At an earlier press conference, featuring Greens elected to local office in the US, Mike Feinstein, a council member from Santa Monica, California, defended the role of the German Greens in the crassest terms. Speaking of the situation in Germany, he said, “When it came to whether we should stay in a coalition and try to modify the policies of the SPD or leave and have them go into coalition with the Christian Democrats, and have a far more militaristic policy, we decided to try and stay and influence the government.”

Feinstein's claim that the German Greens have used their position in the coalition government to oppose or retard the growth of militarism is belied by the facts. The main lesson the Greens drew from NATO's attack on Yugoslavia was the necessity for Germany to build up and modernize its military to prepare for similar interventions in the future.

Other issues emerged at the June 24 press conference underscoring the manner in which the Greens' nationalist and opportunist politics have lined them up behind sections of big business. This was particularly evident in the positions of the Green parties in Latin America.

In his remarks, Arnold Jager, the Coordinator of International Relations for the Green Ecologist Party of Mexico, said the party was supporting the right-wing National Action Party (PAN) and its candidate Vincente Fox in the national elections. Jager justified this by noting the repressive character of the ruling Revolutionary Institutional Party (PRI), and claiming that the election of Fox—a former top Coca-Cola executive—would bring democracy to Mexico.

A similar position was taken by Alex Gonzalez, a representative of Peru's Green Alternative Party, who said his party supported Alejandro Toledo—a US-trained economist and World Bank adviser—in the recent elections. Gonzalez justified this alliance on the grounds that the Fujimori regime, like the PRI in Mexico, was repressive.

In light of Nader's denunciations of the North American Free Trade Agreement (NAFTA) with Mexico and the Green candidate's alliance with the US Teamsters union bureaucracy against Mexican truck drivers entering the US, this reporter asked the Mexican Green representative what he thought of Nader's call to terminate NAFTA.

Arnold Jager responded, “We are not for that. From the Mexican side, from the folks' side, we don't believe in terminating NAFTA. It has brought positive things and negative things. Our major income comes from the maquiladora factories on the US border. I don't think we are taking away jobs. The transnationals are coming for cheaper labor, but it is generating jobs. In a few months Mexican trucks will be able to come to the US. That is part of the NAFTA agreement and they [the US] will have to honor it. That is the thing the three countries signed. Our party feels they must fulfill the agreement.”

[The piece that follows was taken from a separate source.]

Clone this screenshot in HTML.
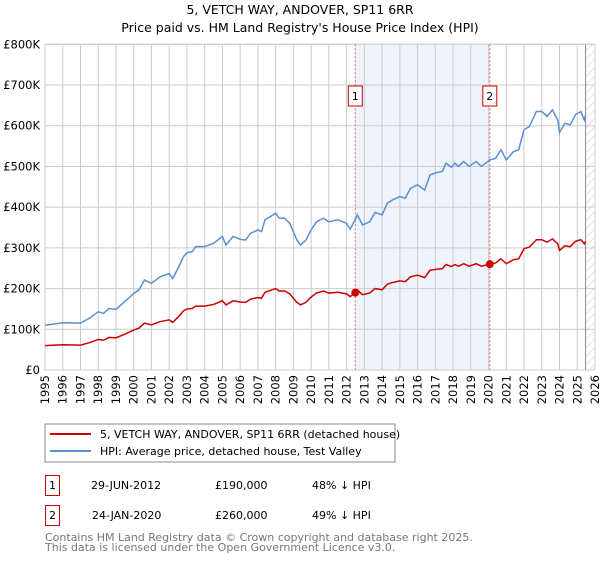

Jager's response illustrated the sharp divisions along national lines between many of the parties that are supposedly united in the Green federation. Because the Green parties are nationally oriented and see their role as influencing big business and its representatives, they are incapable of maintaining any genuine independence from the economic and political setups in their own countries, and lack any principled basis for international collaboration.